> [Information shown]:
[BEGIN]

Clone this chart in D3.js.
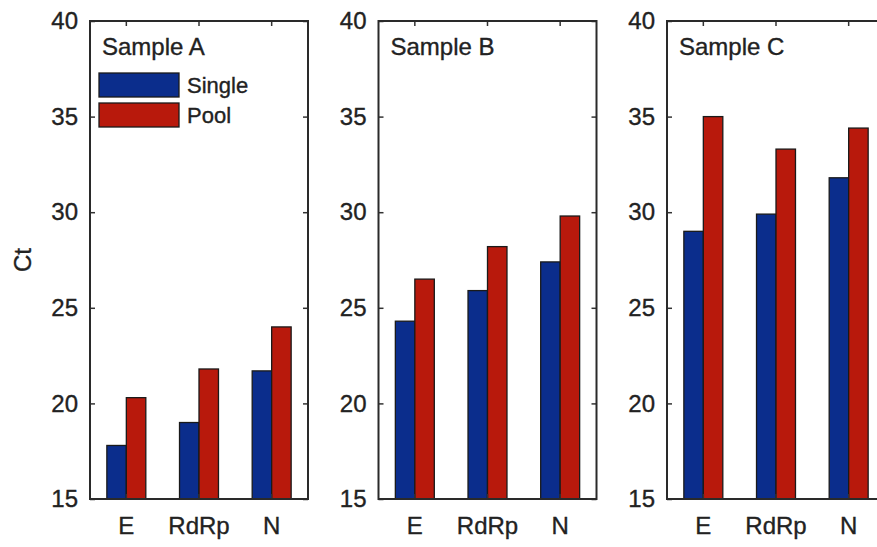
<!DOCTYPE html>
<html>
<head>
<meta charset="utf-8">
<script src="https://cdn.jsdelivr.net/npm/d3@7"></script>
<style>
  body { margin: 0; background: #fff; }
  svg text { font-family: "Liberation Sans", Arial, sans-serif; fill: #222; stroke: #222; stroke-width: 0.35px; }
</style>
</head>
<body>
<svg width="877" height="547"></svg>
<script>
// chart data
var categories = ["E", "RdRp", "N"];
var samples = ["Sample A", "Sample B", "Sample C"];
var series = ["Single", "Pool"];
var singleCt = [[17.8, 19.0, 21.7], [24.3, 25.9, 27.4], [29.0, 29.9, 31.8]];
var poolCt = [[20.3, 21.8, 24.0], [26.5, 28.2, 29.8], [35.0, 33.3, 34.4]];
var yTicks = [15, 20, 25, 30, 35, 40];

var colors = { Single: "#0b2d8c", Pool: "#b8190c" };

var svg = d3.select("svg");

// note: "top" is taken by window.top, so plotTop
var plotTop = 21, plotBottom = 499, panelW = 218, panelStep = 288.5, left0 = 90;

var y = d3.scaleLinear().domain([15, 40]).range([plotBottom, plotTop]);
var x = d3.scaleBand().domain(categories).range([0, panelW]).padding(0);
var xs = d3.scaleBand().domain(series).range([0, x.bandwidth()]).paddingInner(0).paddingOuter(0.865);

samples.forEach(function(name, p) {
    var g = svg.append("g").attr("transform", "translate(" + (left0 + p * panelStep) + ",0)");

    var rows = categories.map(function(c, i) {
        return { cat: c, Single: singleCt[p][i], Pool: poolCt[p][i] };
    });

    var groups = g.selectAll(".grp")
        .data(rows)
        .enter()
        .append("g")
        .attr("class", "grp")
        .attr("transform", function(d) { return "translate(" + x(d.cat) + ",0)"; });

    groups.selectAll("rect")
        .data(function(d) { return series.map(function(s) { return { s: s, v: d[s] }; }); })
        .enter()
        .append("rect")
        .attr("x", function(d) { return xs(d.s); })
        .attr("width", xs.bandwidth())
        .attr("y", function(d) { return y(d.v); })
        .attr("height", function(d) { return plotBottom - y(d.v); })
        .attr("fill", function(d) { return colors[d.s]; })
        .attr("stroke", "#1a1a1a")
        .attr("stroke-width", 1.3);

    // axes: ticks point inward like the box style
    var left = g.append("g")
        .call(d3.axisLeft(y).tickValues(yTicks).tickSizeInner(-5).tickSizeOuter(0).tickPadding(12));
    var right = g.append("g").attr("transform", "translate(" + panelW + ",0)")
        .call(d3.axisRight(y).tickValues(yTicks).tickSizeInner(-5).tickSizeOuter(0).tickFormat(""));
    var topAx = g.append("g").attr("transform", "translate(0," + plotTop + ")")
        .call(d3.axisTop(x).tickSizeInner(-5).tickSizeOuter(0).tickFormat(""));
    var botAx = g.append("g").attr("transform", "translate(0," + plotBottom + ")")
        .call(d3.axisBottom(x).tickSizeInner(-5).tickSizeOuter(0).tickPadding(18));

    [left, right, topAx, botAx].forEach(function(a) {
        a.select(".domain").remove();
        a.selectAll("line").attr("stroke", "#333").attr("stroke-width", 1.5);
        a.selectAll("text").attr("font-size", 24).attr("fill", "#222");
    });

    g.append("rect")
        .attr("x", 0).attr("y", plotTop)
        .attr("width", panelW).attr("height", plotBottom - plotTop)
        .attr("fill", "none")
        .attr("stroke", "#2a2a2a")
        .attr("stroke-width", 2);

    g.append("text")
        .attr("x", 12)
        .attr("y", 55)
        .attr("font-size", 24)
        .text(name);

    if (p == 0) {
        var leg = g.selectAll(".leg")
            .data(series)
            .enter()
            .append("g")
            .attr("class", "leg")
            .attr("transform", function(d, i) { return "translate(9," + (73 + i * 30) + ")"; });
        leg.append("rect")
            .attr("width", 80)
            .attr("height", 24)
            .attr("fill", function(d) { return colors[d]; })
            .attr("stroke", "#1a1a1a")
            .attr("stroke-width", 1.3);
        leg.append("text")
            .attr("x", 88)
            .attr("y", 12)
            .attr("dy", "0.35em")
            .attr("font-size", 22)
            .text(function(d) { return d; });
    }
});

svg.append("text")
    .attr("transform", "translate(31,260) rotate(-90)")
    .attr("text-anchor", "middle")
    .attr("font-size", 24)
    .text("Ct");
</script>
</body>
</html>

[END]

> [What the task requires]:
From the top of the listing above, repeat each line exactly until you reach the line containing "var plotTop = 21, plotBottom", and repeat that one too. Leave the pictures out.

> [Exercise response]:
Clone this chart in D3.js.
<!DOCTYPE html>
<html>
<head>
<meta charset="utf-8">
<script src="https://cdn.jsdelivr.net/npm/d3@7"></script>
<style>
  body { margin: 0; background: #fff; }
  svg text { font-family: "Liberation Sans", Arial, sans-serif; fill: #222; stroke: #222; stroke-width: 0.35px; }
</style>
</head>
<body>
<svg width="877" height="547"></svg>
<script>
// chart data
var categories = ["E", "RdRp", "N"];
var samples = ["Sample A", "Sample B", "Sample C"];
var series = ["Single", "Pool"];
var singleCt = [[17.8, 19.0, 21.7], [24.3, 25.9, 27.4], [29.0, 29.9, 31.8]];
var poolCt = [[20.3, 21.8, 24.0], [26.5, 28.2, 29.8], [35.0, 33.3, 34.4]];
var yTicks = [15, 20, 25, 30, 35, 40];

var colors = { Single: "#0b2d8c", Pool: "#b8190c" };

var svg = d3.select("svg");

// note: "top" is taken by window.top, so plotTop
var plotTop = 21, plotBottom = 499, panelW = 218, panelStep = 288.5, left0 = 90;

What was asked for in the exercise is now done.